Billing and administrative teams rely on NPIs every day to identify the right provider and organization. Here is what an NPI lookup confirms for billing — and what still has to be checked elsewhere.

What an NPI lookup is good for

  • Confirming the number. Validate the 10-digit NPI for a provider or organization before it goes on a claim.
  • Confirming entity identity. Check the NPPES-reported name, whether it is an individual or organization, and the practice location.
  • Confirming taxonomy. See the self-reported specialty/taxonomy on file.
  • Disambiguating similar names. Use location and taxonomy filters to find the correct entity.

Individual vs. organization on a claim

A claim may reference both an organization (Type 2) NPI and an individual (Type 1) NPI in different roles. The registry simply identifies each entity; how those identifiers are used in claim fields is defined by the payer and the claim format, not by NPPES. Look up each entity separately to confirm identity.

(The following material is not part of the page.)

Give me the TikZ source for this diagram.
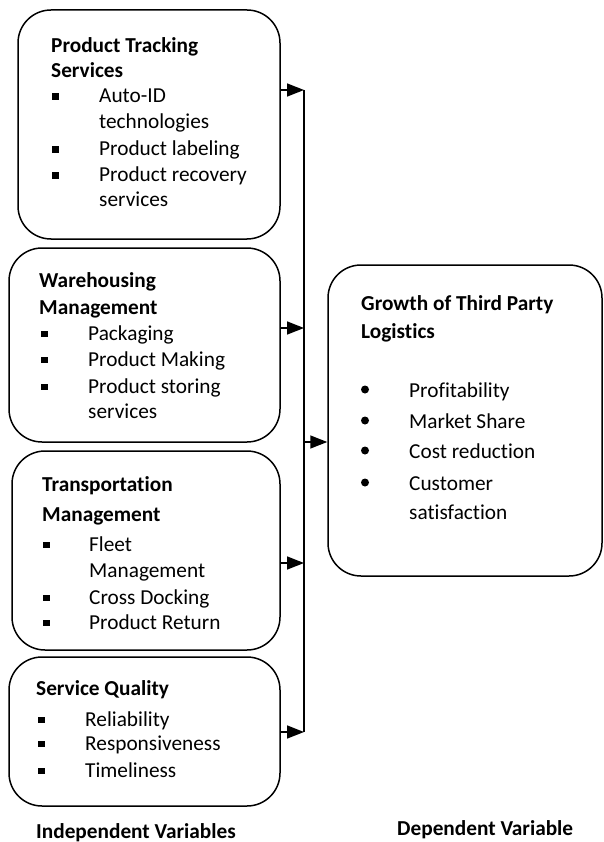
\documentclass[tikz,border=0pt]{standalone}
\usepackage{fontspec}
\setmainfont[Ligatures=NoCommon]{Carlito}
\usetikzlibrary{arrows.meta}
\tikzset{
  box/.style={draw, line width=1.5pt, rounded corners=33pt, inner sep=0pt},
  hd/.style={anchor=base west, inner sep=0pt, font=\fontsize{21.3}{25}\selectfont\bfseries},
  it/.style={anchor=base west, inner sep=0pt, font=\fontsize{21.3}{25}\selectfont},
  arr/.style={line width=1.5pt, -{Triangle[length=17pt,width=13pt]}},
  trunk/.style={line width=1.5pt},
}
\begin{document}
\begin{tikzpicture}[x=1pt,y=-1pt]
\useasboundingbox (0,0) rectangle (604,842);
% boxes
\node[box, minimum width=262pt, minimum height=229pt] (b1) at (149,124.5) {};
\node[box, minimum width=271pt, minimum height=194pt] (b2) at (144.5,345) {};
\node[box, minimum width=268pt, minimum height=199pt] (b3) at (146,550.5) {};
\node[box, minimum width=271pt, minimum height=149pt] (b4) at (144.5,731.5) {};
\node[box, minimum width=274pt, minimum height=311pt] (R) at (465,420.5) {};
% box 1 text
\foreach \y/\t in {53/Product Tracking,78/Services} \node[hd] (b1h\y) at (51,\y) {\t};
\foreach \y/\t in {103/Auto-ID,156/Product labeling,182/Product recovery}{
  \fill (52,\y-3) rectangle +(6.5,-6.5);
  \node[it] (b1i\y) at (99,\y) {\t};}
\foreach \y/\t in {129/technologies,207/services} \node[it] (b1c\y) at (99,\y) {\t};
% box 2 text
\foreach \y/\t in {287/Warehousing,314/Management} \node[hd] (b2h\y) at (39,\y) {\t};
\foreach \y/\t in {340/Packaging,366/Product Making,393/Product storing}{
  \fill (41,\y-3) rectangle +(6.5,-6.5);
  \node[it] (b2i\y) at (88,\y) {\t};}
\node[it] (b2c418) at (88,418) {services};
% box 3 text
\foreach \y/\t in {491/Transportation,521/Management} \node[hd] (b3h\y) at (42,\y) {\t};
\foreach \y/\t in {551/Fleet,604/Cross Docking,629/Product Return}{
  \fill (43,\y-3) rectangle +(6.5,-6.5);
  \node[it] (b3i\y) at (89,\y) {\t};}
\node[it] (b3c577) at (89,577) {Management};
% box 4 text
\node[hd] (b4h695) at (36,695) {Service Quality};
\foreach \y/\t in {726/Reliability,750/Responsiveness,777/Timeliness}{
  \fill (38,\y-3) rectangle +(6.5,-6.5);
  \node[it] (b4i\y) at (85,\y) {\t};}
% right box text
\foreach \y/\t in {310/Growth of Third Party,338/Logistics} \node[hd] (rh\y) at (361,\y) {\t};
\foreach \y/\t in {397/Profitability,428/Market Share,458/Cost reduction,490/Customer}{
  \fill (365,\y-7.5) circle (4);
  \node[it] (ri\y) at (409,\y) {\t};}
\node[it] (rc519) at (409,519) {satisfaction};
% bottom labels
\node[hd] (indep) at (36,838) {Independent Variables};
\node[hd] (dep) at (397,835) {Dependent Variable};
% connectors
\coordinate (j1) at (304,90);
\coordinate (j2) at (304,328);
\coordinate (j3) at (304,563);
\coordinate (j4) at (304,732);
\coordinate (jc) at (304,442);
\draw[trunk] (j1) -- (j4);
\draw[arr] (b1.east |- j1) -- (j1);
\draw[arr] (b2.east |- j2) -- (j2);
\draw[arr] (b3.east |- j3) -- (j3);
\draw[arr] (b4.east |- j4) -- (j4);
\draw[arr] (jc) -- (R.west |- jc);
\end{tikzpicture}
\end{document}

What NPI data does not replace

An NPI lookup is an identity check, not an enrollment or credentialing check. It does not confirm payer participation, contract status, fee schedules, license standing, or credentialing. Those come from the payer, the licensing board, and your credentialing process. The registry is one input among several — see what an NPI record shows and our disclaimer.

A practical workflow

  1. Look up the NPI and confirm the number, name, entity type, and taxonomy.
  2. Confirm payer enrollment and participation through the payer's portal.
  3. Confirm license standing through the state board.
  4. Keep your own credentialing records as the system of record.

Source: public CMS NPPES records.

Frequently asked questions

Can billing teams use NPI lookup to confirm a provider?
Yes, for identity: an NPI lookup confirms the 10-digit number, the NPPES-reported name, entity type, and taxonomy. It does not replace payer enrollment or credentialing checks.
What is the difference between a billing NPI and a rendering NPI?
Those are claim roles, not separate registry records. An organization (Type 2) NPI and an individual (Type 1) NPI can appear in different claim fields. NPPES identifies each entity; the payer defines how they are used on a claim.
Does NPPES show payer participation?
No. NPPES is an identity registry. Plan participation, fee schedules, and enrollment status come from the payer, not from the NPI record.